Look, no screw holes!
The headstock has the curly black Custom Edition logo, first seen on various super strats etc in the 1986 catalog. In the '87 catalog, this style appears seemingly at random on a couple of the few vintage style instruments pictured.
The tuners are the large, four-screw, reverse-wind type seen on higher models (-60 and up, I believe?). No extra screw holes or pressure marks in the clear coat underneath, so no signs of tampering.
The serial is six digits beginning with 22. That's close to a couple of TST's with 1987 pot codes I've had. Sadly, the pots in this one is the undated type with just a rubber-stamped Ohm number.

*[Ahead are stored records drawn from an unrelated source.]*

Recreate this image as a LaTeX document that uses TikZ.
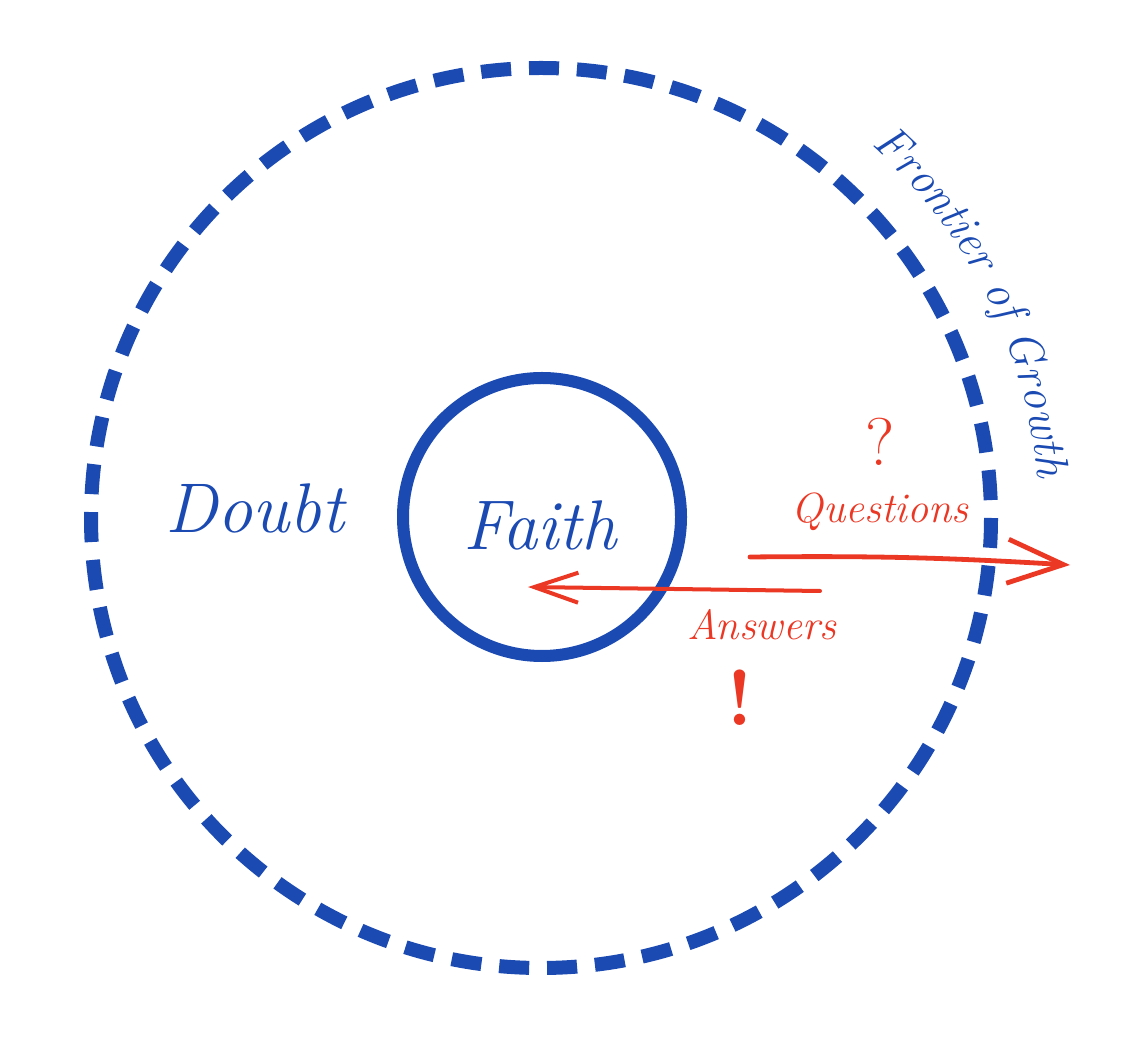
\documentclass[tikz,border=0pt]{standalone}
\usepackage{xcolor}
\definecolor{inkblue}{RGB}{26,74,178}
\definecolor{inkred}{RGB}{235,56,36}
\usepackage{tikz}
\usetikzlibrary{arrows.meta,positioning,decorations.text}

\begin{document}
\begin{tikzpicture}[x=0.025cm, y=0.025cm,
    bluetext/.style={text=inkblue, font=\fontsize{50}{60}\selectfont\itshape},
    redtext/.style={text=inkred, font=\fontsize{30}{36}\selectfont\itshape},
    redarrow/.style={inkred, line cap=round}]
    \useasboundingbox (0,0) rectangle (1122,1039);

    % Frontier (dashed) and core circle
    \coordinate (centre) at (541,521);
    \draw[inkblue, line width=0.35cm, dash pattern=on 0.75cm off 0.448cm, dash phase=0.75cm] (centre) circle[radius=450];
    \draw[inkblue, line width=0.3cm] (542,522) circle[radius=139];

    % Frontier label along the outside
    \path[decorate, decoration={text along path, text align=center, text color=inkblue,
        text={|\fontsize{33}{40}\selectfont\itshape|Frontier of Growth}}]
        (centre) ++(51:12.45cm) arc[start angle=51, end angle=2, radius=12.45cm];

    % Region labels
    \node[bluetext] (doubt) at (255,531) {Doubt};
    \node[bluetext] (faith) at (540,514) {Faith};

    % Questions go out, answers come in
    \node[redtext] (questions) at (880,527) {Questions};
    \node[redtext] (answers) at (762,414) {Answers};
    \node[redtext, font=\fontsize{48}{56}\selectfont] (query) at (880,597) {?};
    \node[redtext, font=\fontsize{56}{64}\selectfont\bfseries] (bang) at (740,341) {!};

    \coordinate (q-tail) at (750,482);
    \coordinate (q-tip) at (1070,474);
    \draw[redarrow, line width=0.12cm, -{Straight Barb[length=1.4cm, width=1.1cm]}] (q-tail) to[bend left=2] (q-tip);
    \coordinate (a-tail) at (820,448);
    \coordinate (a-tip) at (528,452);
    \draw[redarrow, line width=0.1cm, -{Straight Barb[length=1.1cm, width=0.75cm]}] (a-tail) -- (a-tip);
\end{tikzpicture}
\end{document}
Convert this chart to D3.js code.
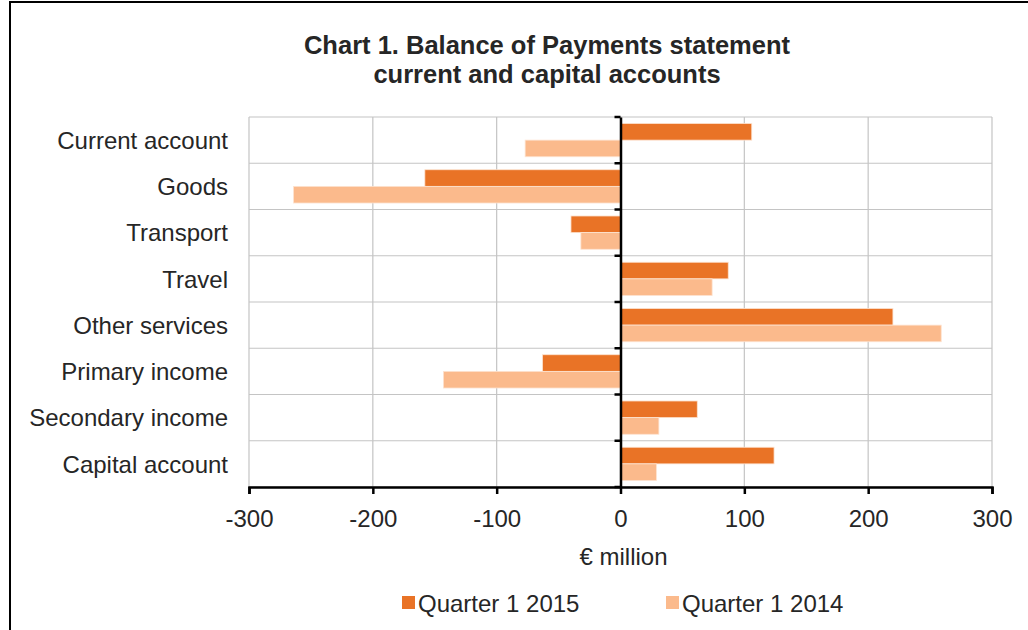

The neck and body stamps are mismatched. The neck is 12 = 4...
...while the body appears to be 4 - 2. It's slightly smudged, but it looks like a dash separating the digits, not a =.
Now, I'm not at all sure about the chronology of the change from a = to dash, but looking through my records, I have had a TST-50 with July1985 pot codes with a dash stamp on the neck, a = in the body and matching numbers. So, if we assume that the change happened during 1985, why does this neck have a stamp style that ended in 1985 and logo introduced in 1986? I've never seen a repro of the curly black logo and there is no sign of any sanding or respraying, so I would have to assume that the logo is original to the neck.
I have frankly no idea what the pickups are. I couldn't prise the covers off, but they appear to have black bobbins. I've only had a single TJB before, a 1985 -45, and that had grey bobbin pickups with a brass plate underneath the rubber block.
So, what can it actually be?
Well, there is one obvious candidate catalog model, the bombastically designated TJB45S-AMRR. Pic from the 1985 catalog. No pickguard, obviously available in MR, but the pic shows it with at least a matching headstock, and I would assume that AMR stands for All Metallic Red, in which case it would have a painted neck as well. So, it could definitely be one of those with a replacement neck.
But there are others and much more closely matching basses around out there as well.
This one is in a 2010 Talk Bass forum post. There are no internals, but it's a good match externally, with the large tuners and six-digit serial. It has a standard script logo Jazz Sound headstock decal, though.
https://www.talkbass.com/threads/pickguard-colors-question-on-a-candy-tokai-jazz.717930/
Here's a Faber sales ad with another variation on the theme: it's got the Custom Edition logo and is generally similar, only with the smaller three-screw tuners. I can't quite make out the serial, but there are six characters in it, but I'm not sure if it begins L1 or 21. Quite were the "1984 JB50" comes from I' can't say though.
Tokai JB50 MRR 1984 Jazz Bass C.E. #L63, 785,00 €
And there are a few others out there as well if search. A couple have the large tuners but most the small ones, at least one has a 45 sticker still in place. Script logos seem more common but there are others with Custom Edition as well. And similar ones do turn up for sale in Japan from time to time, so probably not super-low production numbers, it seems.
So, just a parts bass or another oddity from Tokai's strange and troubled mid-80s? To my mind, the jury's still out on that and I suspect it's likely to remain so. Either way, it's - hardly surprising - and excellent bass. I won't hang on to it though, but that's more a matter of me being a non-bassist with a limited amount of space in my home than anything else.